• _REQUIRED TASK_: Using the material below, print the line that contains "Output the Python", the line that contains "W, H = 1052, 479", and every line in between, exactly and nothing else.

• _PROVIDED MATERIAL_:
START

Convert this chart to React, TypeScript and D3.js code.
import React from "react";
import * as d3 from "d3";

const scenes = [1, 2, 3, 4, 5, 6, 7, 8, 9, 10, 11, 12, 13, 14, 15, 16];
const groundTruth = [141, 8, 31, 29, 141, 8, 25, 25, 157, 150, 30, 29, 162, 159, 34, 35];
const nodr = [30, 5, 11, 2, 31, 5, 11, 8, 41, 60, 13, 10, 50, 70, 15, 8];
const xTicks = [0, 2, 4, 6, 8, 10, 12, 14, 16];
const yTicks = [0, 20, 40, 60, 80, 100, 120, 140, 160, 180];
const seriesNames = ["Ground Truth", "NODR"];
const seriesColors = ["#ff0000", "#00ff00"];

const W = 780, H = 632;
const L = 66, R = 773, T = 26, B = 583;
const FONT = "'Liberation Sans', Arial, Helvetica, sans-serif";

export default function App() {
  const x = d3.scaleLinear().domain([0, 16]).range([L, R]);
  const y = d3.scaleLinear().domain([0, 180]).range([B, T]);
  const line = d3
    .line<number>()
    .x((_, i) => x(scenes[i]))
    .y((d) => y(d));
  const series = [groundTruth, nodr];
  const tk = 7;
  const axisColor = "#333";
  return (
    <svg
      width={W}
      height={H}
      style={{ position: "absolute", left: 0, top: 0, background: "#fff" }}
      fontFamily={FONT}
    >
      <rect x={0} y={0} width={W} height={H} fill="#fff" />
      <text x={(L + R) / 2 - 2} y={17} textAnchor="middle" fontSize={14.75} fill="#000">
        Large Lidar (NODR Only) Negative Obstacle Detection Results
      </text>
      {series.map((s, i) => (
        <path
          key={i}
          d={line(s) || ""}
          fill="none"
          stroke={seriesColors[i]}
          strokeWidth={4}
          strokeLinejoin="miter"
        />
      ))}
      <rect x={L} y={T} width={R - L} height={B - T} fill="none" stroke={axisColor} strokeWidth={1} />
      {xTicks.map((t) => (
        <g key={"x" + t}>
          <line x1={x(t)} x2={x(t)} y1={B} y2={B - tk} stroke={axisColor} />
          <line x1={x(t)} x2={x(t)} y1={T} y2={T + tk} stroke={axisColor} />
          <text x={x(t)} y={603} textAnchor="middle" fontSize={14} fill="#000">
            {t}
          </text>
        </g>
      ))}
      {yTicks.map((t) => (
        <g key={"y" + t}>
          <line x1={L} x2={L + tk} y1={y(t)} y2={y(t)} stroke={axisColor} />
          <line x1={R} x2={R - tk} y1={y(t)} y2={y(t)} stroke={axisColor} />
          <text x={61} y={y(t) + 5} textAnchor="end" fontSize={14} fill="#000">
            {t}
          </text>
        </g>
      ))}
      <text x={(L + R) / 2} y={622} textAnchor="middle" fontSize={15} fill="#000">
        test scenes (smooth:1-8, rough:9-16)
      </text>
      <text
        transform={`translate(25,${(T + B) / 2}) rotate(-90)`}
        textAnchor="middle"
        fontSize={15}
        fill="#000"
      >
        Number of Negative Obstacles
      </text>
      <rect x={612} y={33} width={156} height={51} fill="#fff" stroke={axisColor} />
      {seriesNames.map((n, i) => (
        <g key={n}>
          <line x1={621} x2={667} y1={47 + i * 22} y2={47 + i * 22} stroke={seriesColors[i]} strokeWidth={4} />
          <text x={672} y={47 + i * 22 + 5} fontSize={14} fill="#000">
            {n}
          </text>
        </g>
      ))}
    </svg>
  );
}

END
START

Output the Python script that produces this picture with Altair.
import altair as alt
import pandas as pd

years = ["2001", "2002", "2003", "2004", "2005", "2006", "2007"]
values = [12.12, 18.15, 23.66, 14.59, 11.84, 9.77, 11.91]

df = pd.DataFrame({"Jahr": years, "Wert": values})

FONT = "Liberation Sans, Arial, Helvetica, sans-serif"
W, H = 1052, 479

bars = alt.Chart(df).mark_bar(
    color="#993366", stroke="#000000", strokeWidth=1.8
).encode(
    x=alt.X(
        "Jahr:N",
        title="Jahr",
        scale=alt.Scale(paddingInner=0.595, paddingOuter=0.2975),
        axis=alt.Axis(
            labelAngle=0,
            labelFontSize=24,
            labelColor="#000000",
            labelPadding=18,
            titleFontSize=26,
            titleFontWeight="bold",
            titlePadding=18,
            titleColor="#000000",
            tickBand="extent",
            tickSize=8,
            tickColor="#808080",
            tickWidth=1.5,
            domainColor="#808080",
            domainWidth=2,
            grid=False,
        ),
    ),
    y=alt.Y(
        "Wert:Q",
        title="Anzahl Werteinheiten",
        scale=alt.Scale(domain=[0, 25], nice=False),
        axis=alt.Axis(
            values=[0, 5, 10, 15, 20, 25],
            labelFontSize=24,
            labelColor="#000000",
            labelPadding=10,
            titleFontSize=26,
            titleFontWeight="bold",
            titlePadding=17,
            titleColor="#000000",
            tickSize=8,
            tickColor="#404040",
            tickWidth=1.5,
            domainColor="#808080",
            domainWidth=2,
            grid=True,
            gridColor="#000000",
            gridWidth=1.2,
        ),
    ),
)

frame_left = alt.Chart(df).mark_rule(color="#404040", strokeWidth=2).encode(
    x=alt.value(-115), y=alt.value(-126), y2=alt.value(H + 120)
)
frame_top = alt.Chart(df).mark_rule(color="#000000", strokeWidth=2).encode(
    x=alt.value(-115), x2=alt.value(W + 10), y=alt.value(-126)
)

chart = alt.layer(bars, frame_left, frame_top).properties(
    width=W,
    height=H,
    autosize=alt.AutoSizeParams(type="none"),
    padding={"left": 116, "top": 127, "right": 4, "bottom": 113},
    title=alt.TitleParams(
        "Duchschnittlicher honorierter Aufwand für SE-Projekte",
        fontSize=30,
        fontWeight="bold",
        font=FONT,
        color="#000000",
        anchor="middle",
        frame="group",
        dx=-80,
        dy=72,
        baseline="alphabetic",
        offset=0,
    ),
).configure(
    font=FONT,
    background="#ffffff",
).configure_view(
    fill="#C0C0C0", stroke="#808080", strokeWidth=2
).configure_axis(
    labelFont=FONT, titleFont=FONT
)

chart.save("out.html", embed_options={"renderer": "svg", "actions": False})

END

• _WORKED SOLUTION_:
Output the Python script that produces this picture with Altair.
import altair as alt
import pandas as pd

years = ["2001", "2002", "2003", "2004", "2005", "2006", "2007"]
values = [12.12, 18.15, 23.66, 14.59, 11.84, 9.77, 11.91]

df = pd.DataFrame({"Jahr": years, "Wert": values})

FONT = "Liberation Sans, Arial, Helvetica, sans-serif"
W, H = 1052, 479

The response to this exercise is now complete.